Lines of data:
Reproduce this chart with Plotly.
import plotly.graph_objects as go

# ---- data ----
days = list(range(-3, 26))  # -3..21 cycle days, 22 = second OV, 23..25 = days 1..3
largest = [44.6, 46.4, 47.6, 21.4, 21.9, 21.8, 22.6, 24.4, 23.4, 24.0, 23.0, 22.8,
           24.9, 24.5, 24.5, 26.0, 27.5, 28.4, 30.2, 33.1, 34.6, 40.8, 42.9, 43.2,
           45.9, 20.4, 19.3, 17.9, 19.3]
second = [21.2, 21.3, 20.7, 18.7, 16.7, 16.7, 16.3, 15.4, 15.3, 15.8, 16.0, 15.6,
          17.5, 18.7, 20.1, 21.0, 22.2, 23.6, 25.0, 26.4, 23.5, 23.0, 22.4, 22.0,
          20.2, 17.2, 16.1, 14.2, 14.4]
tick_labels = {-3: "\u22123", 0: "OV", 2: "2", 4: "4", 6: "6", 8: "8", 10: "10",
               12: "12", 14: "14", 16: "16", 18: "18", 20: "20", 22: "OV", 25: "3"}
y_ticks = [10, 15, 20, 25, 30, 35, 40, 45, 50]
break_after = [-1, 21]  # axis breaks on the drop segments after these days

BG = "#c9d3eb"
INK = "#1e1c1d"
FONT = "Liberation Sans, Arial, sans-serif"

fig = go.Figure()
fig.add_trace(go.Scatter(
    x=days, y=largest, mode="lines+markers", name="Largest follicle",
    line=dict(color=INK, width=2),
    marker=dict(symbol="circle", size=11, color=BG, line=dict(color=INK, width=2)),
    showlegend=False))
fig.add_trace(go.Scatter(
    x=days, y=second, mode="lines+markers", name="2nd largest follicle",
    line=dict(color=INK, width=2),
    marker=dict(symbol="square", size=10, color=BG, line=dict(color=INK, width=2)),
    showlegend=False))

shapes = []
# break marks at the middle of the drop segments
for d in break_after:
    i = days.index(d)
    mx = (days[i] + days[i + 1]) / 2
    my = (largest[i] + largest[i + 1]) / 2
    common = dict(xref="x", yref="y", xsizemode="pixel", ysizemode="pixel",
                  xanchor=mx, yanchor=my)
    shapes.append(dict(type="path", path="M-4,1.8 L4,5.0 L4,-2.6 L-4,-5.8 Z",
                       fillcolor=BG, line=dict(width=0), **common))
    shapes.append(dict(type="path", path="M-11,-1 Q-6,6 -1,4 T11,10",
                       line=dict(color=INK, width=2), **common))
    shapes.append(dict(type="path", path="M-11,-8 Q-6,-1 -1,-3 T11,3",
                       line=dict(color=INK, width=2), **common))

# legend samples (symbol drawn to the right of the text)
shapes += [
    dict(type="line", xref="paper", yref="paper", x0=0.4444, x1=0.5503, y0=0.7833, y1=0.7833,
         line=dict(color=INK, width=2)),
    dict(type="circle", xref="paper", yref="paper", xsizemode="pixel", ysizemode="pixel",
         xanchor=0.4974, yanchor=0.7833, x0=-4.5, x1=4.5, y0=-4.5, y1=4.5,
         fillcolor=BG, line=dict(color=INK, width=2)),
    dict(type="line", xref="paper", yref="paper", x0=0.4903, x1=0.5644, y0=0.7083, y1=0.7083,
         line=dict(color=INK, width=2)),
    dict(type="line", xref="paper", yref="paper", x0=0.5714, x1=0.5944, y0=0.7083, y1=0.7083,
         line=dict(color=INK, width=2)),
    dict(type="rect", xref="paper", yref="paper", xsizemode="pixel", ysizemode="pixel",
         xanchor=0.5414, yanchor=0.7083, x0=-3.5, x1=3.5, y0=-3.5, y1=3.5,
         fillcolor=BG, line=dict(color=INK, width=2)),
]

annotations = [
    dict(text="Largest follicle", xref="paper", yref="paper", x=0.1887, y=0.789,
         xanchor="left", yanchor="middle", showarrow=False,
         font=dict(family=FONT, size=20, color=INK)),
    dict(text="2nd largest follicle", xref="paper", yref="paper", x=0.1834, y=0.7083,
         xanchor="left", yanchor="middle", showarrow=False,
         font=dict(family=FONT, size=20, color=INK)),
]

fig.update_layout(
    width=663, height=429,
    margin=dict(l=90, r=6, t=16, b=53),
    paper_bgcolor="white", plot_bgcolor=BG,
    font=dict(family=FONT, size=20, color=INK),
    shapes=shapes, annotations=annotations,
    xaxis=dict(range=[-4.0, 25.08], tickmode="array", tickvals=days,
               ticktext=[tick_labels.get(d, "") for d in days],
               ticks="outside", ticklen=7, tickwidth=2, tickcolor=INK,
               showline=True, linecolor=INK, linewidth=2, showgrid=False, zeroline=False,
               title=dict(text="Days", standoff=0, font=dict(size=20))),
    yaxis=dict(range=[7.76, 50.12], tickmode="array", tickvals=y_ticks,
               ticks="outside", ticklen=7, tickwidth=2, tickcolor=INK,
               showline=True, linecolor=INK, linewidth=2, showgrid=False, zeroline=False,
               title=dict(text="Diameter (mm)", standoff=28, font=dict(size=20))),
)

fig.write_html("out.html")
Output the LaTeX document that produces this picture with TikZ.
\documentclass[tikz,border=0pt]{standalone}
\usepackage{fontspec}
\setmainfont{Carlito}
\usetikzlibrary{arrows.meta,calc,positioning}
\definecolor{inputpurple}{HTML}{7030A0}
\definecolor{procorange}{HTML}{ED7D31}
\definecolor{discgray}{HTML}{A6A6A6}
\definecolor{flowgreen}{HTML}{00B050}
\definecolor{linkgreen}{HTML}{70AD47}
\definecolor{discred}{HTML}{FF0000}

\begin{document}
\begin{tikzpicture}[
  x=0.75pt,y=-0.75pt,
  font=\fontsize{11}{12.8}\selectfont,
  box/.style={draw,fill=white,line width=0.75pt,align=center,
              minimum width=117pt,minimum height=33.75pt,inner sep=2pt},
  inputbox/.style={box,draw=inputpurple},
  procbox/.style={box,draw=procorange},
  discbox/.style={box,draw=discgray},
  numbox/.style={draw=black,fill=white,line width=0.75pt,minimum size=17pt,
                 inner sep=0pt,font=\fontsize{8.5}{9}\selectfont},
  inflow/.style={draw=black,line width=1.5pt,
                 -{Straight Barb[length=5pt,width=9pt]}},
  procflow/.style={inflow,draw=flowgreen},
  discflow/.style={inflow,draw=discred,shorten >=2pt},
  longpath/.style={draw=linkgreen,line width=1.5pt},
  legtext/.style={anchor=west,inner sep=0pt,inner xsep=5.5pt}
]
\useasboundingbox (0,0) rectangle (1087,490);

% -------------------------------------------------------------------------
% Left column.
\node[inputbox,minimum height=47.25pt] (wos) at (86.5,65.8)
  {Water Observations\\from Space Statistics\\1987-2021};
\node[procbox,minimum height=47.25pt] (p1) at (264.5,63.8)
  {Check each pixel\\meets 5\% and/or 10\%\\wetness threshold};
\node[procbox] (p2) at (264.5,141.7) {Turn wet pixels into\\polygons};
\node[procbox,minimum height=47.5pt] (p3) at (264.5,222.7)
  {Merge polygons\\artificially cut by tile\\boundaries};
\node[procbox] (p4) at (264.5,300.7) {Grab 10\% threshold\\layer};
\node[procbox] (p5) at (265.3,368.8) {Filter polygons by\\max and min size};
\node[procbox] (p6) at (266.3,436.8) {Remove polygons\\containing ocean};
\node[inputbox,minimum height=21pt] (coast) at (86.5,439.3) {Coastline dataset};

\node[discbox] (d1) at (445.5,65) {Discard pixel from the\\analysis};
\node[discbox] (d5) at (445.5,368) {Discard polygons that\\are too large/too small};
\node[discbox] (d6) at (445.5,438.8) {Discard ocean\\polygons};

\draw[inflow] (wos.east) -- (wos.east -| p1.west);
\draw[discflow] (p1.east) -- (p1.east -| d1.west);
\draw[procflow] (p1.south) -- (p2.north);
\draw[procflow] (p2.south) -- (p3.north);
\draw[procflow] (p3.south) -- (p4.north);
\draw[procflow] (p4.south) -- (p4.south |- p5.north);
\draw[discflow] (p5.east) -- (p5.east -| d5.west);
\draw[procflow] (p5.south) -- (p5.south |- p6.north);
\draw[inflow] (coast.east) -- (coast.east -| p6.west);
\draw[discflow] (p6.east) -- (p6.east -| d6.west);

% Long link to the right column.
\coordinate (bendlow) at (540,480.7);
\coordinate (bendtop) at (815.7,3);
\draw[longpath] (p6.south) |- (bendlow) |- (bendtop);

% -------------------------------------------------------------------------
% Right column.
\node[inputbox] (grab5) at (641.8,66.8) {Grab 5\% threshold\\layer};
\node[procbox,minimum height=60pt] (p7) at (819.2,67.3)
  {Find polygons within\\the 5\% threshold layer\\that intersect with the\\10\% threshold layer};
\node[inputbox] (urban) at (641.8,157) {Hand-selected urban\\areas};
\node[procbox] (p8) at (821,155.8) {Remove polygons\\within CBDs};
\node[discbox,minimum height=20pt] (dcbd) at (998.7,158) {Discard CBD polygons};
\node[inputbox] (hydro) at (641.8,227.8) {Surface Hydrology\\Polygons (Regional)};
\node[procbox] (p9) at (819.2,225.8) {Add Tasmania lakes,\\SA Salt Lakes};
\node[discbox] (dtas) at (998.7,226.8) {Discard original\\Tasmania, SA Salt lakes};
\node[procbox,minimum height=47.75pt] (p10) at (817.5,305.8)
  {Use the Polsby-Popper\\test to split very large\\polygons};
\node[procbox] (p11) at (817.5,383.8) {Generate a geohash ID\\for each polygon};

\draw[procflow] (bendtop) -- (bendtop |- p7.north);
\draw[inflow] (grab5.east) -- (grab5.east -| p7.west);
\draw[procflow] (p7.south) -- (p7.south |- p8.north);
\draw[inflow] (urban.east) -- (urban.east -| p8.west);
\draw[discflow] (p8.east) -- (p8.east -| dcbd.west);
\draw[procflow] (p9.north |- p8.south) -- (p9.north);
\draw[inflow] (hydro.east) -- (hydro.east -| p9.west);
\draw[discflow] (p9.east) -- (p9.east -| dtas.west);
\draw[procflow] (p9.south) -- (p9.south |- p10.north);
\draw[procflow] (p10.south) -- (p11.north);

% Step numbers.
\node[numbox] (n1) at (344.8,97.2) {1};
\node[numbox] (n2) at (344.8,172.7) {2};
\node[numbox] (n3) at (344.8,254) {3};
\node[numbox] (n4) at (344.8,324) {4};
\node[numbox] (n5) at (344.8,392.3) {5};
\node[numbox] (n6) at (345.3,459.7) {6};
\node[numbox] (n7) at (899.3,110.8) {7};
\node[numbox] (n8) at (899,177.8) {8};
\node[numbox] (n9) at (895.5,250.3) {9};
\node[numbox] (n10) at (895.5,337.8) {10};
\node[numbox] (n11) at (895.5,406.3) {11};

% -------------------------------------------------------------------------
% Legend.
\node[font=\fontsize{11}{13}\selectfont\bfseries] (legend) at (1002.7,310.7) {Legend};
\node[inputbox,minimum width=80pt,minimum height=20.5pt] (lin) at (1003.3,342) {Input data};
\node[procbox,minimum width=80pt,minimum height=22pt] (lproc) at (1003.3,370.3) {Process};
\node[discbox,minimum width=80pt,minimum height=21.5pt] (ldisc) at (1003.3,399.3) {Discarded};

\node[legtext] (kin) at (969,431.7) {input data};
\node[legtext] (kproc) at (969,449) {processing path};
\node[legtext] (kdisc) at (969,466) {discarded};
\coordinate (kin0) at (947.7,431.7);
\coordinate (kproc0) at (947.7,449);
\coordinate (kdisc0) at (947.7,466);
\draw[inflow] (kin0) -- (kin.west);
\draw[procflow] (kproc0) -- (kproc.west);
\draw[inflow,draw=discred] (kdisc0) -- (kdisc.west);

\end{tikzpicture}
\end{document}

Aim of the exercise
Quote exactly the stretch of lines above that starts at the first one and ends at the line with "import plotly.graph_objects as go", and nothing beyond it.

Final answer
Reproduce this chart with Plotly.
import plotly.graph_objects as go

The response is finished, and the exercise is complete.